The fact that so many major corporations pulled out of Cleveland is a sign of the flight of cultural and intellectual capital that is beginning to happen.

A lifelong Republian I talked to in Philadelphia said that it seemed like the people were just better looking, more vibrant and more interesting at the Democratic convention.

Trump will undoubtedly win many more Twitter and news cycles. He will give us a real scare. But as he continues to align with the forces of the past, he will, I believe, be roundly defeated by the forces of the future.

I do not want to invoke laziness with that comment but I believe a real wipeout is possible based on what can happen as a unified Democratic leadership builds on the themes of Philadelphia.

If a wipeout happens, the Republican Party will have some real soul searching to do to understand its fever of white nationalism and demagoguery over democracy. They will then have the opportunity to reforge themselves as a party just as committed to equality and justice as they are to liberty, just as committed to the poor as they are to elites, just as committed to rectifying the wrongs of the past as they are in celebrating American exceptionalism.

A new and more vital Republican party will be one that is just as committed to E Pluribus Unum as the Democrats are for the simple reason that it is not only our shared motto, it is our shared mission that can take us into a brighter future.

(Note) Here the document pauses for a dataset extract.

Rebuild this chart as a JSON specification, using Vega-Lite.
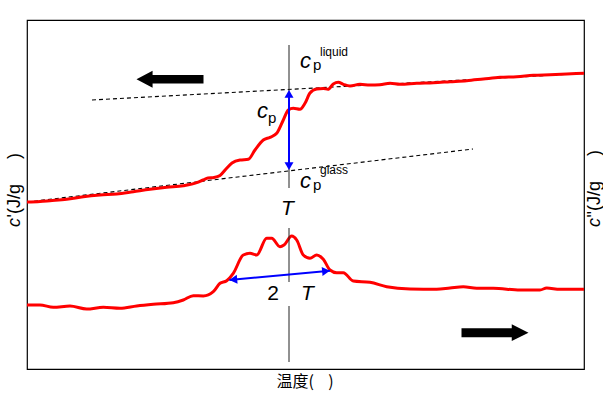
{
  "$schema": "https://vega.github.io/schema/vega-lite/v6.json",
  "width": 557,
  "height": 349,
  "autosize": {"type": "none"},
  "padding": {"left": 27, "top": 20, "right": 19, "bottom": 25},
  "background": "white",
  "config": {"view": {"stroke": "black", "strokeWidth": 1.2}, "font": "Liberation Sans"},
  "datasets": {
    "upper": [
      {"x":0,"y":167},{"x":13,"y":167.5},{"x":23,"y":168.3},{"x":39.7,"y":169.7},{"x":56.3,"y":172.3},{"x":73,"y":174},{"x":89.7,"y":175},{"x":106.3,"y":177.3},{"x":123,"y":179.7},{"x":139.7,"y":181.7},{"x":156.3,"y":183.3},{"x":169.7,"y":186.3},{"x":176,"y":189},{"x":181,"y":191},{"x":187,"y":191.5},{"x":193,"y":193.5},{"x":199,"y":200},{"x":205,"y":206},{"x":213,"y":209},{"x":221.3,"y":209.7},{"x":228,"y":219},{"x":236.3,"y":229},{"x":243,"y":231.7},{"x":249.7,"y":235.7},{"x":256.3,"y":249},{"x":261.3,"y":259},{"x":266.3,"y":260.7},{"x":273,"y":259.7},{"x":278,"y":265.7},{"x":283,"y":276},{"x":289.7,"y":280},{"x":296.3,"y":280.5},{"x":301,"y":279.7},{"x":306.3,"y":285},{"x":311.3,"y":286.7},{"x":316.3,"y":284.7},{"x":323,"y":283},{"x":333,"y":284.7},{"x":343,"y":284},{"x":353,"y":284.3},{"x":363,"y":285.7},{"x":373,"y":284.7},{"x":389.7,"y":285.7},{"x":406.3,"y":286.3},{"x":423,"y":287.3},{"x":439.7,"y":288.3},{"x":456.3,"y":290},{"x":473,"y":291.7},{"x":489.7,"y":292.3},{"x":506.3,"y":293.7},{"x":523,"y":294.3},{"x":539.7,"y":295},{"x":557,"y":295.7}
    ],
    "lower": [
      {"x":0,"y":64},{"x":13,"y":64},{"x":26.3,"y":61.7},{"x":43,"y":63},{"x":59.7,"y":60},{"x":76.3,"y":61.7},{"x":93,"y":60.7},{"x":109.7,"y":63},{"x":126.3,"y":64.7},{"x":146.3,"y":66.3},{"x":156.3,"y":69},{"x":166.3,"y":73.3},{"x":176.3,"y":73},{"x":186.3,"y":77.3},{"x":193,"y":85.7},{"x":199.7,"y":88.3},{"x":206.3,"y":95.7},{"x":216.3,"y":114},{"x":223,"y":115.7},{"x":229.7,"y":114},{"x":239.7,"y":130.7},{"x":244.7,"y":130.7},{"x":253,"y":122.3},{"x":257,"y":124},{"x":264.7,"y":133},{"x":269.7,"y":129},{"x":276.3,"y":114},{"x":283,"y":110.7},{"x":289.7,"y":114},{"x":296.3,"y":109.7},{"x":303,"y":99},{"x":309.7,"y":96.3},{"x":316.3,"y":96.3},{"x":326.3,"y":88},{"x":343,"y":86.7},{"x":359.7,"y":82.3},{"x":383,"y":80},{"x":409.7,"y":79.7},{"x":423,"y":81},{"x":436.3,"y":82.3},{"x":449.7,"y":80.7},{"x":466.3,"y":80.7},{"x":493,"y":79},{"x":513,"y":79},{"x":519.7,"y":81},{"x":533,"y":79.7},{"x":557,"y":79.7}
    ],
    "dashed": [
      {"id":"liquid","x":65,"y":269},{"id":"liquid","x":557,"y":295.5},
      {"id":"glass","x":0,"y":167},{"id":"glass","x":446,"y":220}
    ],
    "vline": [
      {"x":262,"y":324,"y2":181},{"x":262,"y":141,"y2":87},{"x":262,"y":63,"y2":7}
    ],
    "barrows": [
      {"x":262,"y":277,"x2":262,"y2":201},
      {"x":202.3,"y":89,"x2":303,"y2":98.3}
    ]
  },
  "encoding": {},
  "layer": [
    {
      "data": {"name": "dashed"},
      "mark": {"type": "line", "color": "black", "strokeWidth": 1.1, "strokeDash": [4, 3]},
      "encoding": {
        "x": {"field": "x", "type": "quantitative", "scale": {"domain": [0, 557], "nice": false, "zero": false}, "axis": null},
        "y": {"field": "y", "type": "quantitative", "scale": {"domain": [0, 349], "nice": false, "zero": false}, "axis": null},
        "detail": {"field": "id"}
      }
    },
    {
      "data": {"name": "upper"},
      "mark": {"type": "line", "color": "#ff0000", "strokeWidth": 3, "interpolate": "monotone"},
      "encoding": {
        "x": {"field": "x", "type": "quantitative"},
        "y": {"field": "y", "type": "quantitative"}
      }
    },
    {
      "data": {"name": "lower"},
      "mark": {"type": "line", "color": "#ff0000", "strokeWidth": 3, "interpolate": "monotone"},
      "encoding": {
        "x": {"field": "x", "type": "quantitative"},
        "y": {"field": "y", "type": "quantitative"}
      }
    },
    {
      "data": {"name": "vline"},
      "mark": {"type": "rule", "color": "#222222", "strokeWidth": 1},
      "encoding": {
        "x": {"field": "x", "type": "quantitative"},
        "y": {"field": "y", "type": "quantitative"},
        "y2": {"field": "y2"}
      }
    },
    {
      "data": {"name": "barrows"},
      "mark": {"type": "rule", "color": "#0000ff", "strokeWidth": 2},
      "encoding": {
        "x": {"field": "x", "type": "quantitative"},
        "y": {"field": "y", "type": "quantitative"},
        "x2": {"field": "x2"},
        "y2": {"field": "y2"}
      }
    },
    {
      "data": {"values": [{"x":262,"y":275.1}]},
      "mark": {"type": "point", "shape": "triangle-up", "filled": true, "color": "#0000ff", "size": 81, "opacity": 1},
      "encoding": {"x": {"field": "x", "type": "quantitative"}, "y": {"field": "y", "type": "quantitative"}}
    },
    {
      "data": {"values": [{"x":262,"y":202.9}]},
      "mark": {"type": "point", "shape": "triangle-down", "filled": true, "color": "#0000ff", "size": 81, "opacity": 1},
      "encoding": {"x": {"field": "x", "type": "quantitative"}, "y": {"field": "y", "type": "quantitative"}}
    },
    {
      "data": {"values": [{"x":206.3,"y":89.4}]},
      "mark": {"type": "point", "shape": "triangle-left", "filled": true, "color": "#0000ff", "size": 81, "opacity": 1, "angle": -5.3},
      "encoding": {"x": {"field": "x", "type": "quantitative"}, "y": {"field": "y", "type": "quantitative"}}
    },
    {
      "data": {"values": [{"x":299,"y":97.9}]},
      "mark": {"type": "point", "shape": "triangle-right", "filled": true, "color": "#0000ff", "size": 81, "opacity": 1, "angle": -5.3},
      "encoding": {"x": {"field": "x", "type": "quantitative"}, "y": {"field": "y", "type": "quantitative"}}
    },
    {
      "data": {"values": [{"x":143,"y":289.7}]},
      "mark": {"type": "point", "shape": "M-1,0L-0.52,-0.255L-0.52,-0.125L1,-0.125L1,0.125L-0.52,0.125L-0.52,0.255Z", "filled": true, "color": "black", "size": 4489, "opacity": 1, "strokeWidth": 0},
      "encoding": {"x": {"field": "x", "type": "quantitative"}, "y": {"field": "y", "type": "quantitative"}}
    },
    {
      "data": {"values": [{"x":468,"y":36.3}]},
      "mark": {"type": "point", "shape": "M1,0L0.5,-0.25L0.5,-0.135L-1,-0.135L-1,0.135L0.5,0.135L0.5,0.25Z", "filled": true, "color": "black", "size": 4489, "opacity": 1, "strokeWidth": 0},
      "encoding": {"x": {"field": "x", "type": "quantitative"}, "y": {"field": "y", "type": "quantitative"}}
    },
    {
      "data": {"values": [{"x":273,"y":301,"t":"c"},{"x":273,"y":181,"t":"c"},{"x":230,"y":251,"t":"c"}]},
      "mark": {"type": "text", "font": "Liberation Sans", "fontSize": 22, "fontStyle": "italic", "align": "left", "baseline": "alphabetic", "color": "black"},
      "encoding": {"x": {"field": "x", "type": "quantitative"}, "y": {"field": "y", "type": "quantitative"}, "text": {"field": "t"}}
    },
    {
      "data": {"values": [{"x":286,"y":299,"t":"p"},{"x":286,"y":179,"t":"p"},{"x":241,"y":246,"t":"p"}]},
      "mark": {"type": "text", "font": "Liberation Sans", "fontSize": 15, "align": "left", "baseline": "alphabetic", "color": "black"},
      "encoding": {"x": {"field": "x", "type": "quantitative"}, "y": {"field": "y", "type": "quantitative"}, "text": {"field": "t"}}
    },
    {
      "data": {"values": [{"x":293,"y":313,"t":"liquid"},{"x":293,"y":195,"t":"glass"}]},
      "mark": {"type": "text", "font": "Liberation Sans", "fontSize": 12, "align": "left", "baseline": "alphabetic", "color": "black"},
      "encoding": {"x": {"field": "x", "type": "quantitative"}, "y": {"field": "y", "type": "quantitative"}, "text": {"field": "t"}}
    },
    {
      "data": {"values": [{"x":260.5,"y":154,"t":"T"},{"x":280.5,"y":69,"t":"T"}]},
      "mark": {"type": "text", "font": "Liberation Sans", "fontSize": 21, "fontStyle": "italic", "align": "center", "baseline": "alphabetic", "color": "black"},
      "encoding": {"x": {"field": "x", "type": "quantitative"}, "y": {"field": "y", "type": "quantitative"}, "text": {"field": "t"}}
    },
    {
      "data": {"values": [{"x":246,"y":69,"t":"2"}]},
      "mark": {"type": "text", "font": "Liberation Sans", "fontSize": 21, "align": "center", "baseline": "alphabetic", "color": "black"},
      "encoding": {"x": {"field": "x", "type": "quantitative"}, "y": {"field": "y", "type": "quantitative"}, "text": {"field": "t"}}
    },
    {
      "data": {"values": [{"x":-12,"y":142,"t":"c"},{"x":568,"y":142,"t":"c"}]},
      "mark": {"type": "text", "font": "Liberation Sans", "fontSize": 18, "fontStyle": "italic", "angle": 270, "align": "left", "baseline": "middle", "color": "black"},
      "encoding": {"x": {"field": "x", "type": "quantitative"}, "y": {"field": "y", "type": "quantitative"}, "text": {"field": "t"}}
    },
    {
      "data": {"values": [{"x":-12,"y":151.5,"t":"'(J/g\u00a0\u00a0\u00a0\u00a0\u00a0)"},{"x":568,"y":151.5,"t":"\"(J/g\u00a0\u00a0\u00a0\u00a0\u00a0)"}]},
      "mark": {"type": "text", "font": "Liberation Sans", "fontSize": 18, "angle": 270, "align": "left", "baseline": "middle", "color": "black"},
      "encoding": {"x": {"field": "x", "type": "quantitative"}, "y": {"field": "y", "type": "quantitative"}, "text": {"field": "t"}}
    },
    {
      "data": {"values": [{"x":278,"y":-13,"t":"温度(\u00a0\u00a0\u00a0\u00a0)"}]},
      "mark": {"type": "text", "font": "Noto Sans CJK SC", "fontSize": 16, "align": "center", "baseline": "middle", "color": "black"},
      "encoding": {"x": {"field": "x", "type": "quantitative"}, "y": {"field": "y", "type": "quantitative"}, "text": {"field": "t"}}
    }
  ]
}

I'm grateful that there are many wonderful, deep thinking, caring Republicans who recognize this. I was delighted to meet some of those leaders in Cleveland and they will forge something better in a post-Trump rebirth.

The months will, no doubt, be nerve wracking and require massive effort to ensure a Democratic victory. But for me, after attending both conventions, the writing is clearly on the wall: the Democrats are now the party of the future and the Trump-led Republicans are the party of the past.

Americans do not dawdle for long in the past. We go ever-onwards and ever upwards.

Let's build on our optimism, harness our can-do enthusiasm and ensure that love wins and that we emerge more united from the months ahead.